Deux acrobates font mine de se sauver d'un incendie virtuel.

Les acrobates Isabelle Chassé et Patrick Léonard, des 7 doigts de la main, interagissent avec les projections de 4D Art dans le nouveau spectacle Temporel.

Photo : Courtoisie/Jean-François Gratton

CHRONIQUE — J'ai croisé Michel Lemieux jeudi, à la sortie de la Cinquième Salle. Il m'a demandé ce que j'avais pensé du spectacle, Temporel. Je déteste ce genre de situation. Comme je sais mal mentir, un peu mal à l'aise, je lui ai répondu qu'en toute honnêteté, j'avais eu de la difficulté au début avec la proposition, mais que j'avais fini par me laisser gagner, ce qui est vrai. Du coup, je lui ai présenté ma fille, qui était à mes côtés et qui, pour sa part, était sortie de la salle emballée, touchée et émue. Avant de reprendre sa route, Lemieux m'a lancé : « C'est l'histoire de mes parents... »

Par ailleurs, ce nouveau spectacle de Lemieux Pilon 4D Art et des 7 doigts de la main pourrait être aussi l’histoire des miens, des vôtres, de ces couples qui vieillissent jusqu’à être séparés par l’âge, par le temps qui passe.

Le temps. C’est fou, ce temps, la fascination qu’il exerce sur l’humain éphémère et les créateurs, et le nombre d’œuvres qui en ont fait leur épicentre en littérature, comme Replay, de Ken Grimwood, ou La machine à explorer le temps au cinéma. Mille fois, le thème a été repris, et maintenant, les séries télévisées nous font voyager allègrement entre hier et aujourd’hui, entre l’Écosse du 20e siècle et celle du 17e.

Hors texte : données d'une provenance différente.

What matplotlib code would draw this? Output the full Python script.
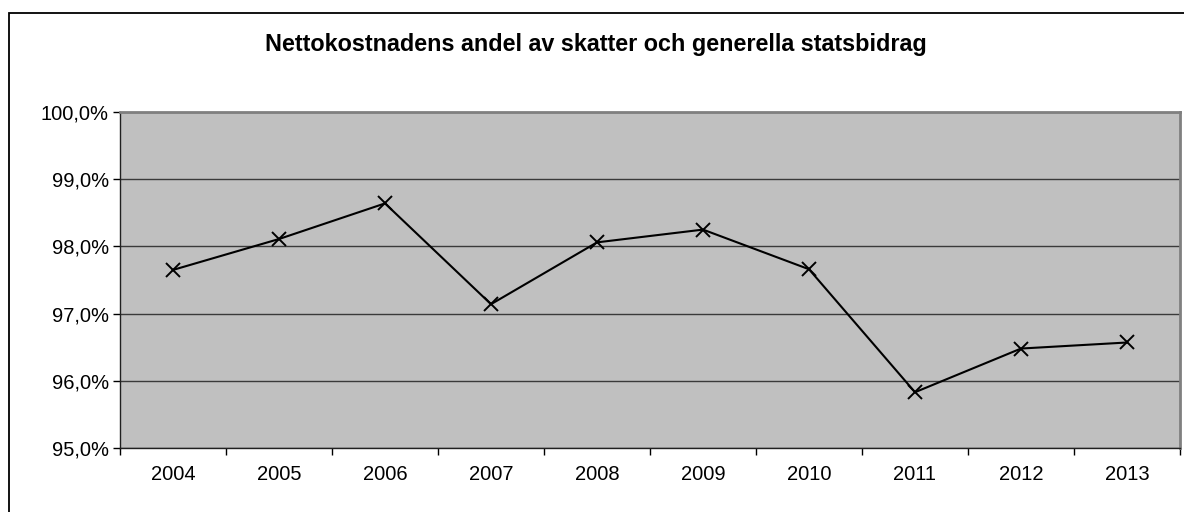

Une confession : vous le savez, parce que cela a probablement dû vous arriver, il y a de ces spectacles qui, une fois que vous avez quitté le théâtre, continuent de cheminer, de vous habiter jusqu’à tracer leur route au fond de vos têtes et de vos âmes. C’est ce qu’on appelle l’art qui laisse sa trace. Dans ce sens, Temporel a fait son boulot. Après plusieurs heures, après la nuit, ce récit m’habitait toujours, de plus en plus même.

Comment ne pas voir en ce vieillard tremblotant celui qu’on deviendra? Comment ne pas voir dans la femme aimée celle qui un jour finit par disparaître, nous laissant seuls avec notre solitude? Comment ne pas se souvenir des enfants qui courent, du désordre, des épreuves de la vie, de l’amour et des moments de bonheur?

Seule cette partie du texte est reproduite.